Calgary Enters Fall...Hang onto Yer Hats!



That title is meant to be a double entendre. Seasonally, we are entering fall, no doubt about it. There is a crispness in the air that was lacking just a week ago. But we're also entering another fall. Seems to me a real estate fall is just around the corner too. The signs are there for those who care to read the tea leaves. Jayman Builders is laying off 40 employees, and the Gateway Midtown condo project is being "suspended" while it's just a big hole in the ground. I've heard the term "right-sizing" not "down-sizing" being bandied about. Give me a break. Whatever you call it, those people who lost their jobs, lost their jobs!

Now, I've been a bear about the Calgary real estate market since it took off in a fit of irrational exhuberance in 2006-07. It had to come back down to earth. The fundamentals dictated that. Those fundamentals include if first-time buyers cannot enter the market, the entire market cramps up. Well, we've got bad cramps right now. But people are greedy and still believe they deserve their pot of gold for a 1940s, 1950s, 1960s fixer-upper.

For those who think Calgary is immune because "we have oil", think about this: the market was just as cramped up and just as bottlenecked when oil was at $140/barrel as it was when oil was $100/barrel. Fundamentals, people. How much money people can afford to pay for housing on a monthly basis - that's the only indicator that really, truly matters.

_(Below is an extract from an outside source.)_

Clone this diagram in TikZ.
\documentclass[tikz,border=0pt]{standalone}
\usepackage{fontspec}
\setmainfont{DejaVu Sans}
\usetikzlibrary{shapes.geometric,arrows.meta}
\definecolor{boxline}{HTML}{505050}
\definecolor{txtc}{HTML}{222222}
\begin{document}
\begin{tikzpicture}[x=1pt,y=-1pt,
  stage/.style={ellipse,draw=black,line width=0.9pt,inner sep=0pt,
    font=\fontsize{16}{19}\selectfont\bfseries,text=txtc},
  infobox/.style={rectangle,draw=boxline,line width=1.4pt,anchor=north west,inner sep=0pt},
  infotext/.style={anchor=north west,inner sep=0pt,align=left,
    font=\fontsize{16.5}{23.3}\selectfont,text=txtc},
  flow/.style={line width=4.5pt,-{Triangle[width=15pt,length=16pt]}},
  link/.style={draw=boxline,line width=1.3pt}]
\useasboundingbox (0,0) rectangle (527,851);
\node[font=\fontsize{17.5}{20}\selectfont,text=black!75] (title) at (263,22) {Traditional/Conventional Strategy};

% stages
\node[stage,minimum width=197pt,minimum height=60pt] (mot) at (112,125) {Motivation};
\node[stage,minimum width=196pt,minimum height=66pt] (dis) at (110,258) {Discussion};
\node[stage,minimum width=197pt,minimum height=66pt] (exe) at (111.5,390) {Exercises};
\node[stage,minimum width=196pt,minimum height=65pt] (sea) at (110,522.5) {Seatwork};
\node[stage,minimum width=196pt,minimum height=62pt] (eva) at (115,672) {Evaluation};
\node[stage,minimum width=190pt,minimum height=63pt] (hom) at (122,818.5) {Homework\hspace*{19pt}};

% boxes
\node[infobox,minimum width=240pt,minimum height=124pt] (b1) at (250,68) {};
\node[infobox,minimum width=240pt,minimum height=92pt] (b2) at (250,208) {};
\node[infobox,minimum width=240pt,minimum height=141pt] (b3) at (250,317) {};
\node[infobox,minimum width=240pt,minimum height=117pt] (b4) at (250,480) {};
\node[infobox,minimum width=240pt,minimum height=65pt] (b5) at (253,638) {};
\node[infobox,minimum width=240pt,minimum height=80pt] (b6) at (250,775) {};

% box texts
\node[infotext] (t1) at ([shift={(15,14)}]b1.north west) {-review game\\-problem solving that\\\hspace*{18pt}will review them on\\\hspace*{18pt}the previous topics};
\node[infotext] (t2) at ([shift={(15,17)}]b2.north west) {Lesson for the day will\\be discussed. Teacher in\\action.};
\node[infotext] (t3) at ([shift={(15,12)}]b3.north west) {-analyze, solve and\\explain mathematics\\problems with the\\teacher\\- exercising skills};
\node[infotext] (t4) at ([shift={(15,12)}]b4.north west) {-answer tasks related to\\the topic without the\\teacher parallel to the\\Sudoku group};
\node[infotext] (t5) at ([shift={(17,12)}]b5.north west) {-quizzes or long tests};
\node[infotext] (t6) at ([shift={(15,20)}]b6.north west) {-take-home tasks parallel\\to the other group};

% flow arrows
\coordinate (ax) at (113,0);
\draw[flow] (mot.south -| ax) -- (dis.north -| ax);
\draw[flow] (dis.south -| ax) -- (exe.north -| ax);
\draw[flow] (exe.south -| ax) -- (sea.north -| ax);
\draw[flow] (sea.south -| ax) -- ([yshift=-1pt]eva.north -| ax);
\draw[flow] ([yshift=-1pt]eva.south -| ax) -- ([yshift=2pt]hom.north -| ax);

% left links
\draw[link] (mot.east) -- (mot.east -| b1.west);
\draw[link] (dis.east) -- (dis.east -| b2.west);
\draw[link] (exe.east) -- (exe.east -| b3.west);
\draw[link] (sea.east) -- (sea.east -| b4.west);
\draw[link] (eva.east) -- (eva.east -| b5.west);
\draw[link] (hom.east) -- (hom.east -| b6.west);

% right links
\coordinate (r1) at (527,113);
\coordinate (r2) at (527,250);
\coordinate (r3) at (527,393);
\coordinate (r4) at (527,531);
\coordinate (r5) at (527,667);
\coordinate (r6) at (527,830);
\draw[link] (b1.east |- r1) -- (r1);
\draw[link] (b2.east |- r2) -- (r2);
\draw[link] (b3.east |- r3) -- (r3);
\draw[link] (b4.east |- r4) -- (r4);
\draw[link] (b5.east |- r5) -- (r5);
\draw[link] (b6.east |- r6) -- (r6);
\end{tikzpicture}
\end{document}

We need to get over ourselves. We're not special. We're not unique. This is happening all over the world. And we're not London, NYC or Paris. We're a small-ish prairie city striving hard to be more than we are.

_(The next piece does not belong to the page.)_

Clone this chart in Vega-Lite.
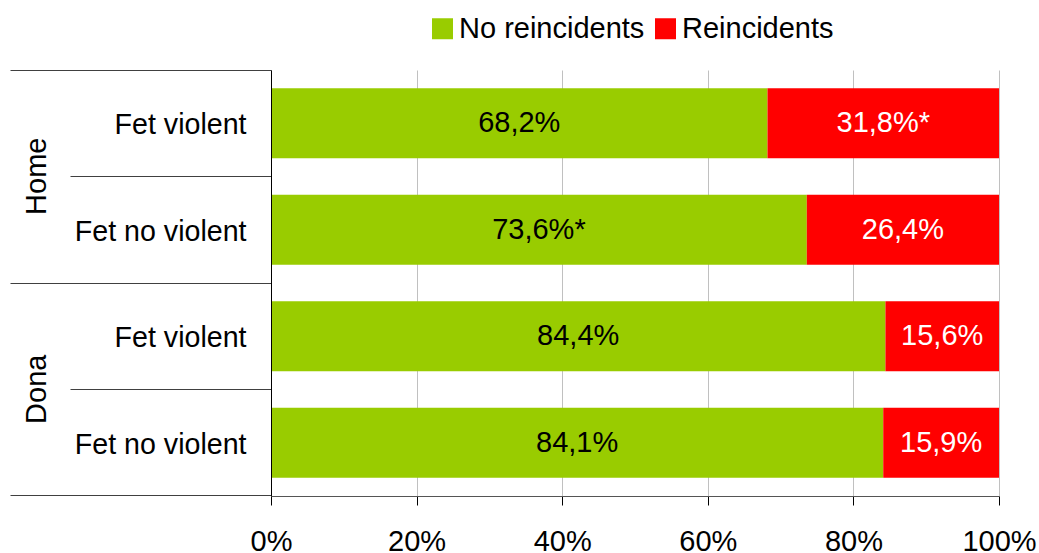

Calgary needs a good dose of reality, and methinks it is just around the corner.

Comments

Anonymous said…
One problem with relying on oil is that what goes up can also come down: crude oil is down more than US$30/bbl from its highs.

Of course, even if it stays high there's no guarantee it will support real-estate, as you say. While that might pour money into certain pockets, it's not much help if the rest of the economy is plummeting, except perhaps you're in a town where everyone is getting the oil money. I suspect that is not the case for Calgary.
Anonymous said…
From an FT.com article about the collapse of the Danish bank, Roskilde: "What is noteworthy about the collapse of Denmark’s Roskilde Bank is that it did not fail because of subprime losses (it had almost none) or lack of liquidity (the bank had unlimited access to central bank funds), but
due to dud real estate loans kept on its books. As this may be the next shoe to drop in the credit crunch, small Denmark is showing the way for the world."